Explaining the Fuel Surcharge
It’s estimated by the US Department of Transportation that fuel charges will fluctuate around $0.10 every week. The fuel surcharge was established to help provide an average cost for diesel or the fuel used by carriers over a determined period of time. Most fuel surcharges agreements are established on an annual basis, with contracts being created between individual shippers and carriers. These surcharges are created to ensure that carriers do not lose money due to market changes, geopolitical, and other non-controllable factors.
How Does a Carrier Calculate a Fuel Surcharge?
This is where the confusion about fuel surcharges arises. The truth is that there is no proven or set formula on calculating a fuel surcharge. This is because each carrier has their own specific method-to-their-madness. Most carriers are becoming increasingly transparent, by clearly explaining to their customers how the fuel surcharge is determined. What is not commonly known, however, is that each consumer has a right to ask the carrier about how they base their fuel surcharge cost.
While there is no set procedure or established fuel surcharge formula, there are some general steps or criteria that most carriers will comply with each year.

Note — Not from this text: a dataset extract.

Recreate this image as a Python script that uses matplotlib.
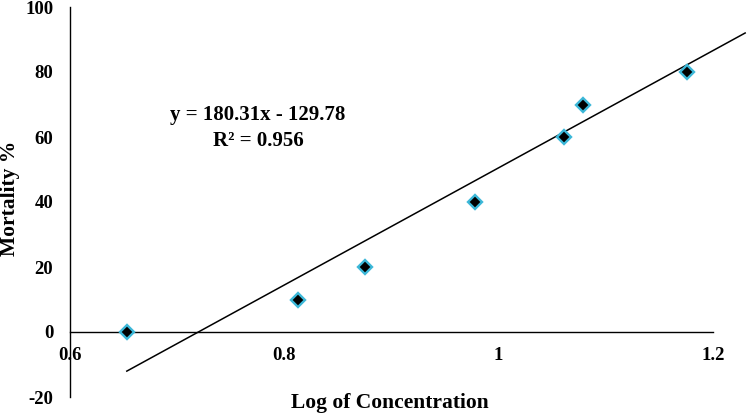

• They will first create a base fuel rate: The first step is for the carrier to create a base fuel rate, or the price per gallon that will activate a surcharge. This is known as the cost of activation. Here is a practical example of this – if the carrier establishes $2.50 per gallon as the base fuel rate, the fuel surcharge will be applied if the average fuel cost rises above that predetermined price. • Creating the base fuel mileage: Fuel economy is determined in the base fuel mileage factor. This variable determines what the average fuel economy rating is per vehicle. If there is an industry that is accurate about their fleet’s mile per gallon efficiency, it’s the transportation industry. They spend millions of dollars trying to pick up a tenth of a mile per gallon; especially when you consider that the average 18-wheel truck returns 6.0-miles per gallon. • Determine the Average Fuel Price source: Most carriers base their average fuel price from data supplied to them and the general public by the US Department of Energy. The DOE publishes average fuel prices for the US, and by each US state on a weekly basis.
If you’re confused – don’t worry, you’re not alone. In fact, most shippers state that the most confusing part of establishing an annual shipping contract with their carriers is the fuel surcharge. The goal of any shipper is to set up contracts that are financially profitable for their business. The trick is that transportation companies have the same objectives as well. To find that happy medium, consider these tips for creating a fuel surcharge agreement.
• Ask the carrier to completely explain their fuel surcharge process. It’s your right as a consumer, plus it shows the carrier that you’re not going to just trust them. Smart and ethical carriers appreciate this type of transparency and will openly disclose their fuel surcharge process. • Stay on top of national averages. This is the area that many unethical carriers tend to take advantage of the shipper. When you negotiate the source of your national average, keep accurate records on a weekly basis and compare them against your fuel surcharges for the year. • Work with a proven 3PL. If the whole fuel surcharge process is confusing and frustrating to you, and want to ensure your company is protected, consider using a third-party logistics provider. An experienced 3PL will negotiate fuel surcharges on your behalf. Since they maintain exceptional relationships with multiple carriers, they’ll often get you better rates than you can do on your own.